Buna karşın, en etkili ve başarılı organizasyonlar işe “neden” ile başlar. Net bir amaç duygusuna sahiptirler ve bu amacı çalışanlarına ve müşterilerine etkili bir şekilde iletirler. Örneğin, Apple'ın “neden”i statükoya meydan okumak ve farklı düşünmektir.

Bu amaç bilgisayar ya da akıllı telefon üretmekle ilgili değildir; bunun yerine inanç sistemleriyle ilgilidir. İnsanlar Apple'ı sadece yenilikçi ürünleri nedeniyle değil, Apple'ın temel amacıyla bağ kurdukları için tercih ediyor. İş dışı bir örnek ise Martin Luther King’dir. Dr. King'in bir hayali, net bir “neden”i vardı: rengi ne olursa olsun herkes için eşit haklar. Başladığında bir planı yoktu ama insanları davasına çeken güçlü bir amacı vardı.

"Bir hayalim var" konuşması, “neden” ile başlamanın gücünü göstermektedir. Sinek'e göre insanlar ne yaptığınızı değil, neden yaptığınızı satın alırlar. “Nedeniniz” açık ve net olduğunda, amacınıza inananları cezbeder ve güven, iş birliği ve aidiyet duygusunu geliştirmeye yardımcı olur. Bu, Sinek'in kitapta tanıttığı “Altın Çember” modelinin arkasındaki temel kavramdır.

Kitaptan alınabilecek dersler

 İşletmeler stratejilerini geliştirmek, iç ve dış iletişimi iyileştirmek, çalışanları ve müşterilerle daha güçlü bağ kurmak için “Altın Çember” modelini uygulayabilirler. Liderler ekiplerine ilham vermek, bir amaç ve aidiyet duygusu geliştirmek ve anlamlı eylemleri teşvik etmek için “neden”i kullanabilirler.

Bireyler bu kavramı amaçlarını, tutkularını ve dürtülerini anlamak, yaşamlarına ve kariyerlerine yön vermek için kullanabilirler. Sinek bize “neden”inizi bulmanın, her gün kalkmanız için size ilham veren amacı ifade etmek ve bu amacı başkalarıyla paylaşmak olduğunu anlatıyor.

Yazara göre bu parasal çıkarların ötesine geçen ve organizasyonunuz, liderliğiniz veya kendiniz hakkında yön gösteren manalı bir vizyon oluşturmakla ilgili. Kitaptan alınabilecek en önemli derslerden biri de tutarlılığın önemi. “Neden”inizi keşfettiğinizde, her kararınız, her eyleminiz ve her iletişiminiz bununla uyumlu olmalı. Bu tutarlılık müşterilerinizle ve ekibinizle aranızdaki güvenin temelini oluşturacaktır. Bir diğer ders de “neden”in daha iyi olmakla değil, daha farklı olmakla ilgili olduğudur.
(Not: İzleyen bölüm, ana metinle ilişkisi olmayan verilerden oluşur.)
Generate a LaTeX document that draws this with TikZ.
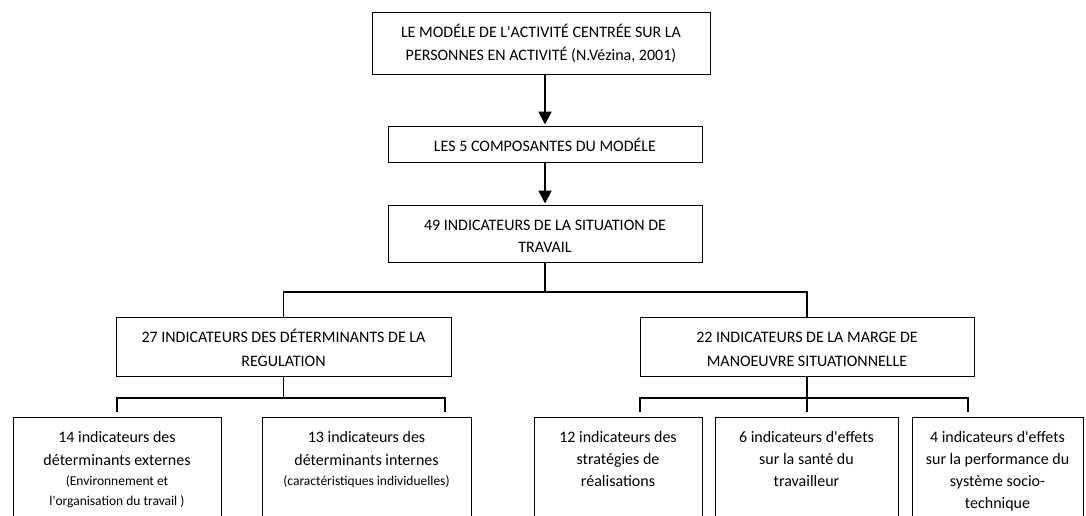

Bu, pazarda ya da işgücünde herkesle aynı koşullarda rekabet etmediğiniz benzersiz bir alan oluşturmakla ilgilidir. “Neden”iniz net olduğunda, inandığınız şeye inanan veya değer verenleri kendinize çeker, sadık müşteri ve çalışanlardan oluşan bir topluluk yaratırsınız. Simon Sinek bizi liderlik, inovasyon ve başarı konularında bir bakış açısı farklılığına davet ediyor.

Kâr marjlarının veya kişisel kazançların ötesine geçen güçlü bir “neden”in önemini vurguluyor. Bir satın alma, yatırım kararı veya bir fikir olsun, insanları eyleme yönlendirmenin en samimi yolunun insanları ürün veya hizmetimizi satın almaları için manipüle etmek değil, bunu neden yaptığımızı anlamalarını sağlamak olduğunu söylüyor.

Bana göre bunun farkına varmak ve işinizi güçlü bir “neden” etrafında oluşturmak büyük fayda sağlayabilir. Özellikle de yola yeni çıkan startup ve girişimcilerin bu fikri iyi anlaması başarıya ulaşma ihtimallerini artıracaktır.